Problem requirements
Count how many lines hold the string "this". Answer with that number and nothing more.

※

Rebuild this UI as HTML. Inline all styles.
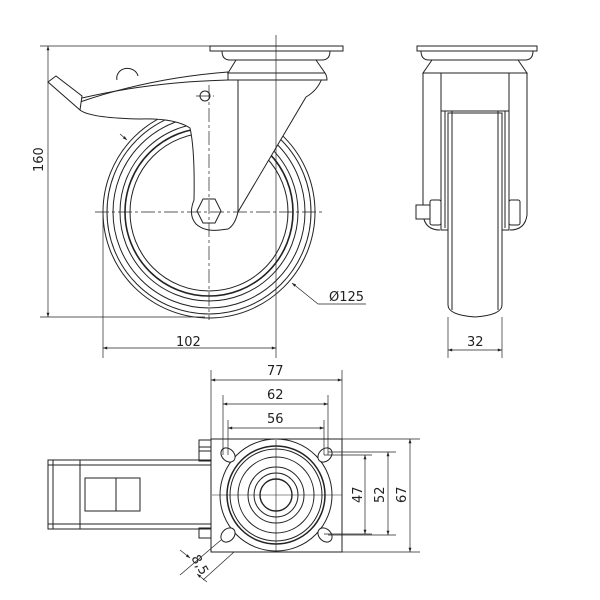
<!DOCTYPE html>
<html><head><style>body{margin:0;background:#fff}svg{display:block}text{font-family:"DejaVu Sans","Liberation Sans",sans-serif;font-size:13px;fill:#222}</style></head><body>
<svg width="600" height="600" viewBox="0 0 600 600" xmlns="http://www.w3.org/2000/svg">
<defs><marker id="a" viewBox="0 0 10 10" refX="10" refY="5" markerWidth="8" markerHeight="6" orient="auto-start-reverse"><path d="M0,1.5 L10,5 L0,8.5z" fill="#222"/></marker></defs>
<g fill="none" stroke="#222" stroke-width="1">
<!-- side view -->
<circle cx="209" cy="212" r="106"/><circle cx="209" cy="212" r="102"/><circle cx="209" cy="212" r="96"/><circle cx="209" cy="212" r="89"/><circle cx="209" cy="212" r="84" stroke-width="1.6"/><circle cx="209" cy="212" r="79"/>
<path d="M117,80 a10,9 0 0 1 21,-4" fill="#fff"/>
<path d="M80,102 Q150,78 228,72 L228,80 L238,80" fill="#fff"/>
<path d="M48,82 L56,76 L82,96 L80,110 Z" fill="#fff"/>
<path d="M82,98 Q150,82 228,80" />
<path d="M80,110 Q90,118 140,119 Q175,118 190,128 Q195,150 194,200 Q188,215 196,224 Q205,232 220,230 L228,229 Q235,225 238,212 L306,97 Q318,90 322,78" fill="#fff"/>
<line x1="238" y1="80" x2="238" y2="212"/>
<path d="M210,46 H343 V51 H210 Z M222,51 H330 Q330,60 322,60 H230 Q222,60 222,51 M236,60 L228,73 H325 L316,60 M228,73 V80 H327 Q327,76 325,73" fill="#fff"/>
<polygon points="203,199 215,199 221,211 215,223 203,223 197,211" fill="#fff"/>
<circle cx="205" cy="96" r="5"/>
<g stroke-dasharray="14,3,3,3" stroke-width=".7"><line x1="95" y1="212" x2="322" y2="212"/><line x1="209" y1="85" x2="209" y2="320"/><line x1="196" y1="96" x2="214" y2="96"/></g>
<line x1="276" y1="35" x2="276" y2="358" stroke-width=".7"/>
<g stroke-width=".7"><line x1="40" y1="46" x2="210" y2="46"/><line x1="40" y1="317" x2="205" y2="317"/><line x1="48" y1="46" x2="48" y2="317" marker-start="url(#a)" marker-end="url(#a)"/>
<line x1="103" y1="215" x2="103" y2="358"/><line x1="103" y1="348" x2="276" y2="348" marker-start="url(#a)" marker-end="url(#a)"/>
<line x1="318" y1="304" x2="292" y2="283" marker-end="url(#a)"/><line x1="318" y1="304" x2="366" y2="304"/>
<line x1="120" y1="134" x2="127" y2="140" marker-end="url(#a)"/></g>
<!-- front view -->
<path d="M417,46 H537 V51 H417 Z M421,51 H533 Q533,60 525,60 H429 Q421,60 421,51 M432,60 L423,73 H527 L518,60" fill="#fff"/>
<path d="M423,73 V215 Q425,230 440,230 M527,73 V215 Q525,230 510,230"/>
<rect x="441" y="73" width="68" height="38" fill="#fff"/>
<path d="M448,113 V305 Q448,315 475,317 Q502,315 502,305 V113 Z" fill="#fff"/>
<path d="M441,111 V230 H448 M509,111 V230 H502 M445,111 V228 M505,111 V228 M452,111 V310 M498,111 V310"/>
<rect x="430" y="200" width="11" height="25" rx="2" fill="#fff"/><rect x="509" y="200" width="11" height="25" rx="2" fill="#fff"/><rect x="416" y="205" width="14" height="14" fill="#fff"/>
<g stroke-width=".7"><line x1="448" y1="317" x2="448" y2="358"/><line x1="502" y1="317" x2="502" y2="358"/><line x1="448" y1="350" x2="502" y2="350" marker-start="url(#a)" marker-end="url(#a)"/></g>
<!-- top view -->
<rect x="48" y="460" width="163" height="69" fill="#fff"/><line x1="48" y1="465" x2="211" y2="465"/><line x1="48" y1="524" x2="211" y2="524"/>
<rect x="48" y="460" width="32" height="69"/><line x1="53" y1="460" x2="53" y2="529"/>
<rect x="85" y="478" width="55" height="33"/><line x1="116" y1="478" x2="116" y2="511"/>
<rect x="199" y="440" width="12" height="11"/><rect x="199" y="447" width="12" height="14"/><rect x="199" y="528" width="12" height="10"/>
<rect x="211" y="439" width="131" height="113" fill="#fff"/>
<circle cx="276" cy="495" r="56"/><circle cx="276" cy="495" r="49" stroke-width="1.5"/><circle cx="276" cy="495" r="46"/><circle cx="276" cy="495" r="38"/><circle cx="276" cy="495" r="28"/><circle cx="276" cy="495" r="22"/><circle cx="276" cy="495" r="16" stroke-width="1.4"/>
<g fill="#fff"><ellipse cx="228" cy="455" rx="8" ry="6" transform="rotate(45 228 455)"/><ellipse cx="325" cy="455" rx="8" ry="6" transform="rotate(-45 325 455)"/><ellipse cx="228" cy="535" rx="8" ry="6" transform="rotate(-45 228 535)"/><ellipse cx="325" cy="535" rx="8" ry="6" transform="rotate(45 325 535)"/></g>
<g stroke-width=".6"><line x1="276" y1="440" x2="276" y2="552"/><line x1="212" y1="495" x2="342" y2="495"/></g>
<g stroke-width=".7">
<line x1="211" y1="370" x2="211" y2="439"/><line x1="342" y1="370" x2="342" y2="439"/><line x1="211" y1="380" x2="342" y2="380" marker-start="url(#a)" marker-end="url(#a)"/>
<line x1="223" y1="395" x2="223" y2="455"/><line x1="328" y1="395" x2="328" y2="455"/><line x1="223" y1="404" x2="328" y2="404" marker-start="url(#a)" marker-end="url(#a)"/>
<line x1="228" y1="420" x2="228" y2="455"/><line x1="324" y1="420" x2="324" y2="455"/><line x1="228" y1="428" x2="324" y2="428" marker-start="url(#a)" marker-end="url(#a)"/>
<line x1="342" y1="439" x2="420" y2="439"/><line x1="342" y1="552" x2="420" y2="552"/><line x1="410" y1="439" x2="410" y2="552" marker-start="url(#a)" marker-end="url(#a)"/>
<line x1="328" y1="452" x2="396" y2="452"/><line x1="328" y1="535" x2="396" y2="535"/><line x1="388" y1="452" x2="388" y2="535" marker-start="url(#a)" marker-end="url(#a)"/>
<line x1="324" y1="455" x2="372" y2="455"/><line x1="324" y1="534" x2="372" y2="534"/><line x1="365" y1="455" x2="365" y2="534" marker-start="url(#a)" marker-end="url(#a)"/>
<line x1="221" y1="540" x2="180" y2="575"/><line x1="234" y1="552" x2="203" y2="580"/>
<line x1="180" y1="550" x2="190" y2="558" marker-end="url(#a)"/><line x1="207" y1="582" x2="197" y2="574" marker-end="url(#a)"/>
</g></g>
<text x="176" y="346">102</text>
<text x="329" y="301">Ø125</text>
<text x="467" y="346">32</text>
<text x="267" y="375">77</text><text x="267" y="399">62</text><text x="267" y="423">56</text>
<text transform="translate(43,172) rotate(-90)">160</text>
<text transform="translate(362,503) rotate(-90)">47</text>
<text transform="translate(384,503) rotate(-90)">52</text>
<text transform="translate(406,503) rotate(-90)">67</text>
<text transform="translate(191,558) rotate(60)">8,5</text>
</svg>
</body></html>
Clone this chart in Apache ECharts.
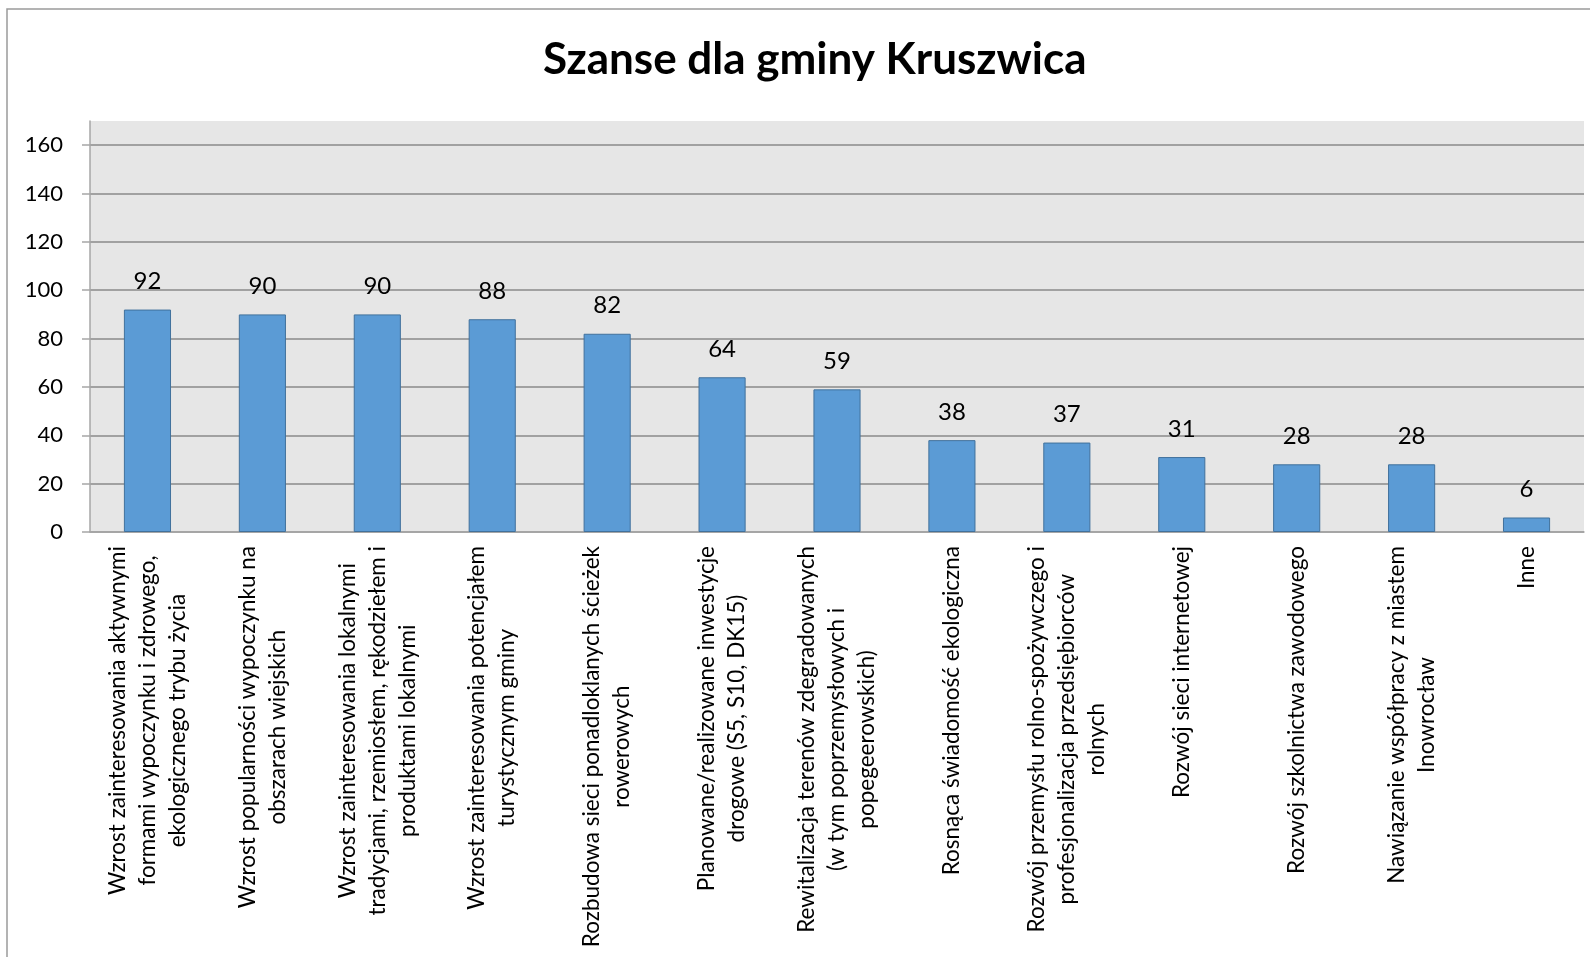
<!DOCTYPE html>
<html lang="pl">
<head>
  <meta charset="UTF-8">
  <script src="https://cdn.jsdelivr.net/npm/echarts@6/dist/echarts.min.js"></script>
  <title>Szanse dla gminy Kruszwica</title>
  <style>
    * { margin: 0; padding: 0; }
    html, body { width: 100%; height: 100%; background: #fff; }
    #chartbox { width: 1590px; height: 957px; }
  </style>
</head>
<body>
<div id="chartbox"></div>
<script>
  // kategorie (z podziałem na linie jak w oryginale)
  const categories = [
    'Wzrost zainteresowania aktywnymi\nformami wypoczynku i zdrowego,\nekologicznego trybu życia',
    'Wzrost popularności wypoczynku na\nobszarach wiejskich',
    'Wzrost zainteresowania lokalnymi\ntradycjami, rzemiosłem, rękodziełem i\nproduktami lokalnymi',
    'Wzrost zainteresowania potencjałem\nturystycznym gminy',
    'Rozbudowa sieci ponadloklanych ścieżek\nrowerowych',
    'Planowane/realizowane inwestycje\ndrogowe (S5, S10, DK15)',
    'Rewitalizacja terenów zdegradowanych\n(w tym poprzemysłowych i\npopegeerowskich)',
    'Rosnąca świadomość ekologiczna',
    'Rozwój przemysłu rolno-spożywczego i\nprofesjonalizacja przedsiębiorców\nrolnych',
    'Rozwój sieci internetowej',
    'Rozwój szkolnictwa zawodowego',
    'Nawiązanie współpracy z miastem\nInowrocław',
    'Inne'
  ]
  const values = [92, 90, 90, 88, 82, 64, 59, 38, 37, 31, 28, 28, 6]
  const yTicks = [0, 20, 40, 60, 80, 100, 120, 140, 160]

  const font = 'Lato, "Open Sans", sans-serif'
  const axisGray = '#a6a6a6'

  let myChart = echarts.init(document.getElementById('chartbox'))
  let option = {
    backgroundColor: '#fff',
    animation: false,
    title: {
      text: 'Szanse dla gminy Kruszwica',
      left: 538,
      top: 33,
      textStyle: {
        fontFamily: font,
        fontWeight: 'bold',
        fontSize: 44,
        color: '#000'
      }
    },
    // ramka wykresu
    graphic: [{
      type: 'rect',
      shape: { x: 7, y: 9, width: 1700, height: 1100 },
      style: { fill: 'none', stroke: '#9a9a9a', lineWidth: 1.5 },
      silent: true
    }],
    grid: {
      left: 90,
      right: 6,
      top: 121,
      bottom: 425,
      show: true,
      backgroundColor: '#e6e6e6',
      borderWidth: 0
    },
    xAxis: {
      type: 'category',
      data: categories,
      axisLine: { lineStyle: { color: axisGray, width: 1.5 } },
      axisTick: { length: 8, lineStyle: { color: axisGray, width: 1.5 } },
      axisLabel: {
        interval: 0,
        rotate: 90,
        margin: 14,
        formatter: function (v) {
          return v.split('\n').map(s => '{c|' + s + '}').join('\n')
        },
        rich: {
          c: {
            align: 'center',
            fontFamily: font,
            fontSize: 22.5,
            lineHeight: 30,
            color: '#000'
          }
        }
      }
    },
    yAxis: {
      type: 'value',
      min: 0,
      max: 170,
      axisLine: { show: true, lineStyle: { color: axisGray, width: 1.5 } },
      axisTick: {
        show: true,
        length: 8,
        customValues: yTicks,
        lineStyle: { color: axisGray, width: 1.5 }
      },
      axisLabel: {
        customValues: yTicks,
        margin: 27,
        fontFamily: font,
        fontSize: 22,
        color: '#000'
      },
      splitLine: {
        show: true,
        lineStyle: { color: '#8a8a8a', width: 1.5 }
      }
    },
    series: [{
      type: 'bar',
      data: values,
      barWidth: '41%',
      itemStyle: {
        color: '#5b9bd5',
        borderColor: '#41719c',
        borderWidth: 1
      },
      label: {
        show: true,
        position: 'top',
        distance: 16,
        fontFamily: font,
        fontSize: 24,
        color: '#000'
      }
    }]
  }
  myChart.setOption(option)
</script>
</body>
</html>
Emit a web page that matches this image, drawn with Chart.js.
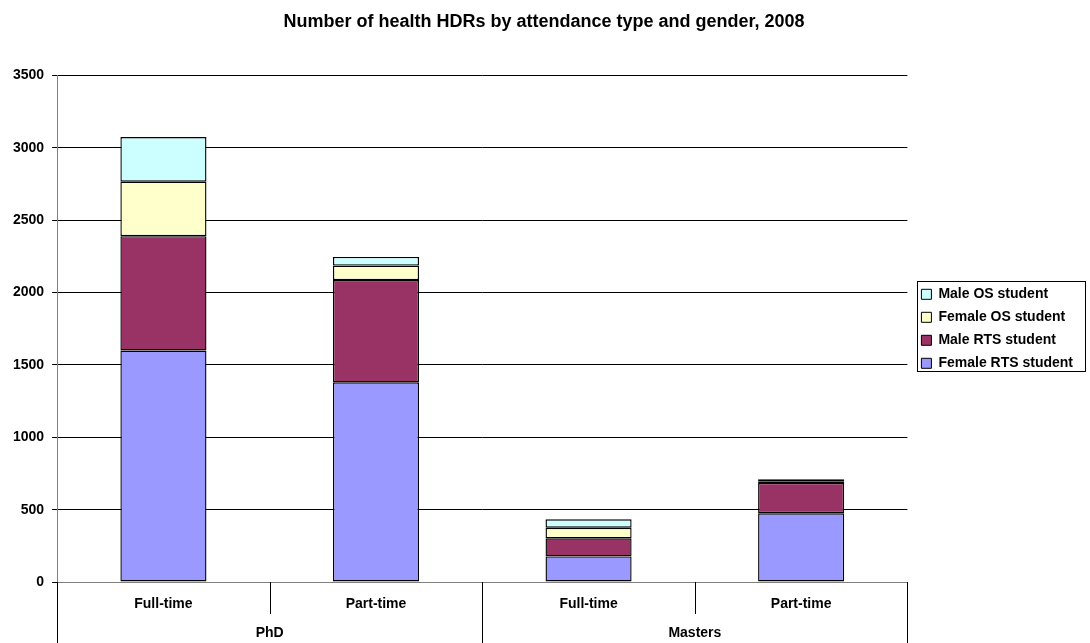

※

The answer
3